The financial institution, which adopted a cautious approach to the issuance of mortgage loans, choosing to leverage on equity loans instead, said its business model cannot sustain the instrument in the face of a hyperinflationary environment.

GetBucks introduced mortgages to low-income earners in 2016, with the loan attracting 18% interest per annum, payable in 10 years with 0% deposit and has seen the bank increasing its interest income.

GetBucks now says it does not have access to long-term deposits, which makes mortgage loans a viable option in the current volatile economy characterised by runaway inflation, now close to 500%.

A mortgage loan is used either by prospective property owners to raise funds to buy real estate, or alternatively by existing property owners to raise funds for any purpose, while putting a lien on the property being mortgaged. The loans are of a long-term nature.

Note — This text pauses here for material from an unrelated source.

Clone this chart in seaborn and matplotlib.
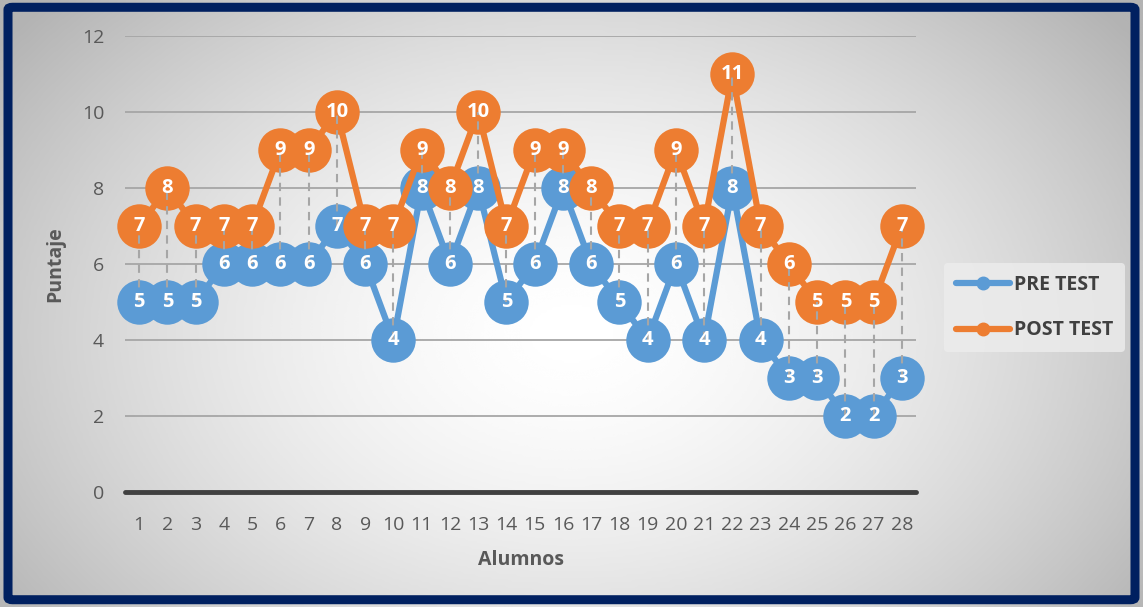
import numpy as np
import pandas as pd
import seaborn as sns
import matplotlib.pyplot as plt
from matplotlib.lines import Line2D
from matplotlib.patches import FancyBboxPatch

# Puntajes por alumno
alumnos = list(range(1, 29))
pre_test = [5, 5, 5, 6, 6, 6, 6, 7, 6, 4, 8, 6, 8, 5, 6, 8, 6, 5, 4, 6, 4, 8, 4, 3, 3, 2, 2, 3]
post_test = [7, 8, 7, 7, 7, 9, 9, 10, 7, 7, 9, 8, 10, 7, 9, 9, 8, 7, 7, 9, 7, 11, 7, 6, 5, 5, 5, 7]
series_names = ["PRE TEST", "POST TEST"]
y_ticks = [0, 2, 4, 6, 8, 10, 12]

BLUE = "#5B9BD5"
ORANGE = "#ED7D31"
TEXT = "#595959"

df = pd.DataFrame({
    "Alumno": alumnos * 2,
    "Puntaje": pre_test + post_test,
    "Prueba": [series_names[0]] * len(alumnos) + [series_names[1]] * len(alumnos),
})

sns.set_style("white")
plt.rcParams["font.family"] = ["Open Sans", "DejaVu Sans"]

fig = plt.figure(figsize=(11.43, 6.07), dpi=100)

# radial gradient background
bg = fig.add_axes([0, 0, 1, 1], zorder=-10)
gx, gy = np.meshgrid(np.linspace(0, 1, 400), np.linspace(0, 1, 220))
r = np.sqrt(((gx - 0.5) * 1.0) ** 2 + ((gy - 0.45) * 0.75) ** 2)
shade = 1 - 0.3 * np.clip(r / 0.62, 0, 1) ** 1.6
bg.imshow(shade, cmap="gray", vmin=0, vmax=1, extent=[0, 1, 0, 1],
          aspect="auto", origin="lower", interpolation="bicubic")
bg.set_xlim(0, 1)
bg.set_ylim(0, 1)
bg.axis("off")
fig.patches.append(FancyBboxPatch((0.007, 0.012), 0.986, 0.976,
                                  boxstyle="round,pad=0,rounding_size=0.004",
                                  transform=fig.transFigure, fill=False,
                                  edgecolor="#002060", linewidth=6.5))

ax = fig.add_axes([0.1094, 0.1895, 0.692, 0.751])
ax.patch.set_alpha(0)

sns.lineplot(data=df, x="Alumno", y="Puntaje", hue="Prueba",
             palette=[BLUE, ORANGE], marker="o", markersize=32,
             markeredgewidth=0, linewidth=4.5, ax=ax, legend=False,
             zorder=3)
for ln in ax.lines:
    ln.set_clip_on(False)

# high-low lines between both tests
lo = np.minimum(pre_test, post_test)
hi = np.maximum(pre_test, post_test)
ax.vlines(alumnos, lo, hi, colors="#A6A6A6", linestyles=(0, (4, 3)),
          linewidth=1.5, zorder=5)

# data labels
for x, v in zip(alumnos, pre_test):
    ax.text(x, v, str(v), ha="center", va="center", color="white",
            fontsize=14.5, fontweight="bold", zorder=6)
for x, v in zip(alumnos, post_test):
    ax.text(x, v, str(v), ha="center", va="center", color="white",
            fontsize=14.5, fontweight="bold", zorder=6)

ax.set_xlim(0.5, 28.5)
ax.set_ylim(0, 12)
ax.set_xticks(alumnos)
ax.set_yticks(y_ticks)
ax.tick_params(axis="both", length=0, labelsize=14, colors=TEXT)
ax.tick_params(axis="y", pad=15)
ax.tick_params(axis="x", pad=17)
for s in ax.spines.values():
    s.set_visible(False)
ax.grid(axis="y", color="#A6A6A6", linewidth=1.3, zorder=0)
ax.grid(axis="x", visible=False)
ax.axhline(0, color="#404040", linewidth=3.5, zorder=2, clip_on=False)

ax.set_xlabel("Alumnos", fontsize=14, fontweight="bold", color=TEXT, labelpad=12)
ax.set_ylabel("Puntaje", fontsize=14, fontweight="bold", color=TEXT, labelpad=12)

handles = [Line2D([], [], color=BLUE, linewidth=4.5, marker="o", markersize=9),
           Line2D([], [], color=ORANGE, linewidth=4.5, marker="o", markersize=9)]
leg = fig.legend(handles, series_names, loc="center left",
                 bbox_to_anchor=(0.826, 0.493), frameon=True,
                 handlelength=2.8, handletextpad=0.2, labelspacing=1.3,
                 borderpad=0.6, borderaxespad=0,
                 prop={"weight": "bold", "size": 14})
leg.get_frame().set_facecolor("#EDEDED")
leg.get_frame().set_edgecolor("none")
leg.get_frame().set_alpha(0.8)
for t in leg.get_texts():
    t.set_color("#404040")

fig.savefig("out.png", dpi=100)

GetBucks CE Terry Mudangwe told businessdigest on the sidelines of the company’s annual general meeting on Tuesday this week that the bank, which had hoped to double its mortgage loan book to ZW$3 million in 2017 on the back of new political developments, had finally thrown in the towel, as there was continuous value erosion.

“We are now focussing on short-term loans. Mortgage loans are of long-term nature and not viable in this environment. It’s just destroying value. We are no longer focussing on that anymore and since the last time we spoke about it, nothing has moved. We are now focussing on our core business — civil servants. With inflation, even if you take a loan as an individual at a certain amount, and you divide it with the current rate, you will see that you will have done nothing, but destroy value,” he said.

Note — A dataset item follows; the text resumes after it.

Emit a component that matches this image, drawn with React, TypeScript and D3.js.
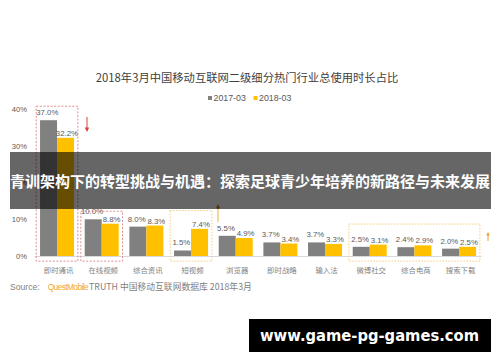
import React from 'react';
import * as d3 from 'd3';

const categories = ['即时通讯', '在线视频', '综合资讯', '短视频', '浏览器', '即时战略', '输入法', '微博社交', '综合电商', '搜索下载'];
const values2017 = [37.0, 10.0, 8.0, 1.5, 5.5, 3.7, 3.7, 2.5, 2.4, 2.0];
const values2018 = [32.2, 8.8, 8.3, 7.4, 4.9, 3.4, 3.3, 3.1, 2.9, 2.5];
const seriesNames = ['2017-03', '2018-03'];
const yTicks = [0, 10, 20, 30, 40];

const W = 500;
const H = 362;
const COLORS = ['#808080', '#FFC000'];
const LATIN = '"Liberation Sans", Arial, "Noto Sans CJK SC", sans-serif';
const CJK = '"Noto Sans CJK SC", "Liberation Sans", sans-serif';

export default function App() {
  const x = d3.scaleBand<string>().domain(categories).range([34.7, 481.4]).padding(0);
  const bw = x.bandwidth();
  const inner = d3.scaleBand<string>().domain(seriesNames).range([(bw - 34) / 2, (bw + 34) / 2]).padding(0);
  const y = d3.scaleLinear().domain([0, 40]).range([256, 109.2]);
  const series = [values2017, values2018];
  const labelOffset = [5, 2];
  const labelShift = [-1.2, 1.4];
  const fmt = d3.format('.1f');

  const cx = (i: number) => (x(categories[i]) as number) + bw / 2;
  const box = (i0: number, i1: number, top: number) => ({
    x: (x(categories[i0]) as number) + 1.5,
    w: (x(categories[i1]) as number) + bw - 1.5 - ((x(categories[i0]) as number) + 1.5),
    y: y(top),
    h: y(-1.4) - y(top),
  });
  const b1 = box(0, 0, 40.8);
  const b2 = box(1, 1, 12.2);
  const b3 = box(3, 3, 12.4);
  const b4 = box(7, 9, 8.7);

  return (
    <svg width={W} height={H} style={{ position: 'absolute', left: 0, top: 0, display: 'block', background: '#fff' }}>
      <rect x={0} y={0} width={W} height={H} fill="#fff" />
      <text x={247} y={82} textAnchor="middle" fontFamily={CJK} fontSize={11.3} fill="#404040">
        2018年3月中国移动互联网二级细分热门行业总使用时长占比
      </text>
      {/* legend */}
      <g fontFamily={LATIN} fontSize={8.8} fill="#595959">
        <rect x={208} y={96} width={4} height={4} fill={COLORS[0]} />
        <text x={213.5} y={101.3}>{seriesNames[0]}</text>
        <rect x={253.5} y={96} width={4} height={4} fill={COLORS[1]} />
        <text x={259} y={101.3}>{seriesNames[1]}</text>
      </g>
      {/* y axis labels */}
      <g fontFamily={LATIN} fontSize={7.6} fill="#595959" textAnchor="end">
        {yTicks.map((t) => (
          <text key={t} x={27} y={y(t) + 2.8}>{t}%</text>
        ))}
      </g>
      <line x1={34.7} x2={481.4} y1={y(0) + 0.5} y2={y(0) + 0.5} stroke="#d9d9d9" strokeWidth={1} />
      {/* bars */}
      {series.map((vals, s) => (
        <g key={s}>
          {vals.map((v, i) => (
            <rect
              key={i}
              x={(x(categories[i]) as number) + (inner(seriesNames[s]) as number)}
              y={y(v)}
              width={inner.bandwidth()}
              height={y(0) - y(v)}
              fill={COLORS[s]}
            />
          ))}
        </g>
      ))}
      {/* value labels */}
      <g fontFamily={LATIN} fontSize={7.8} fill="#595959" textAnchor="middle">
        {series.map((vals, s) =>
          vals.map((v, i) => (
            <text
              key={`${s}-${i}`}
              x={(x(categories[i]) as number) + (inner(seriesNames[s]) as number) + inner.bandwidth() / 2 + labelShift[s]}
              y={y(v) - labelOffset[s]}
            >
              {fmt(v)}%
            </text>
          ))
        )}
      </g>
      {/* category labels */}
      <g fontFamily={CJK} fontSize={7.4} fill="#7f7f7f" textAnchor="middle">
        {categories.map((c, i) => (
          <text key={c} x={cx(i) + 1.5} y={273}>{c}</text>
        ))}
      </g>
      {/* annotation boxes */}
      <g fill="none" strokeWidth={0.9}>
        <rect x={b1.x} y={b1.y} width={b1.w} height={b1.h} stroke="#d98282" strokeDasharray="2,1.6" />
        <rect x={b2.x} y={b2.y} width={b2.w} height={b2.h} stroke="#d98282" strokeDasharray="2,1.6" />
        <rect x={b3.x} y={b3.y} width={b3.w} height={b3.h} stroke="#f0c870" strokeDasharray="1.5,1.5" />
        <rect x={b4.x} y={b4.y} width={b4.w} height={b4.h} stroke="#f0c870" strokeDasharray="1.5,1.5" />
      </g>
      {/* arrows */}
      <line x1={87} x2={87} y1={117} y2={128} stroke="#e03c3c" strokeWidth={1} />
      <path d="M84.8,127.5 L89.2,127.5 L87,132 Z" fill="#e03c3c" />
      <line x1={218} x2={218} y1={222} y2={208} stroke="#e8b040" strokeWidth={1} />
      <path d="M215.8,208.5 L220.2,208.5 L218,204 Z" fill="#c08020" />
      <line x1={488} x2={488} y1={241} y2={235} stroke="#f0a030" strokeWidth={1} />
      <path d="M486.2,235.5 L489.8,235.5 L488,232 Z" fill="#f0a030" />
      {/* source */}
      <text x={10} y={289.5} fontFamily={LATIN} fontSize={8.6} fill="#7f7f7f">
        Source:
        <tspan dx={8} fill="#f0a830" fontSize={8.4} letterSpacing={-0.6}>QuestMobile</tspan>
        <tspan dx={1} fontFamily={CJK} fontSize={8.8}>TRUTH 中国移动互联网数据库 2018年3月</tspan>
      </text>
      {/* banner overlay */}
      <rect x={10} y={152} width={481} height={57} fill="#000" fillOpacity={0.6} />
      <text x={250} y={186.5} textAnchor="middle" fontFamily={CJK} fontWeight="bold" fontSize={15} fill="#fff">
        青训架构下的转型挑战与机遇：探索足球青少年培养的新路径与未来发展
      </text>
      {/* watermark */}
      <rect x={249} y={319} width={242} height={33} fill="#000" />
      <text x={369.5} y={341} textAnchor="middle" fontFamily='"DejaVu Sans", sans-serif' fontWeight="bold" fontSize={15} fill="#fff" textLength={219} lengthAdjust="spacingAndGlyphs">
        www.game-pg-games.com
      </text>
    </svg>
  );
}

Mudangwe said the mortgage industry outlook was also gloomy as long as inflation remains high. The matter is compounded by the fact that GetBucks does not have access to long-term deposits, making mortgaging impossible.

“Maybe to the guys who have long-term funds, your Old Mutual, your Cabs, they can do that with pensions funds. We don’t have access to that, as most of our deposits are all wholesale. We don’t have deposits of a long-term nature and, without that, the mismatch of assets and liability becomes a big issue,” he said.
In the financial year ending December 31, 2019, GetBucks carried on its books a total of ZW$37,11 million of past due and impaired mortgage loans, up from ZW$21,6 million in FY 2018.

A total of ZW$1,193 million in mortgage loans, with maturity ranging from three months to over five years sat on the micro-finance institution’s books at full-year 2019.

This was up from the 2018 figure of ZW$1 million.The maturity analysis of loans and advances were based on the remaining period to contractual maturity from year end.

Mortage loans characteristics such as size of the loan, maturity, interest rate, method of paying off, among others, can vary considerably and the lender’s rights over the secured property take priority over the borrower’s and other creditors.

This means that if the borrower becomes insolvent, creditors will only be repaid the debts owed to them from a sale of the secured property if the mortgage lender is repaid in full first.

Overall, appetite for lending by Zimbabwean banks has been on a downward trajectory, reversing gains for private companies, as cancellations of mortgages increased.

On general lending, the loan-to-deposit ratio went down from a high of 86,07% in 2015, before tumbling to 56,64% in 2016. In December 2017, it took a tailspin to 44,81%, before plunging to 40,71% in December 2018 and 36,6% in 2019.

Meanwhile, in the year to date, Mudangwe says the value preservation strategy to acquire investment property in 2018 continued to yield results, with a fully functional banking platform, as the bank continued to focus on growing its customer base.

“Capital preservation importance has been magnified by the recent indexing of minimum capital to the United States dollar. We now have to strike a fine balancing act between value preservation and profitability,” he said.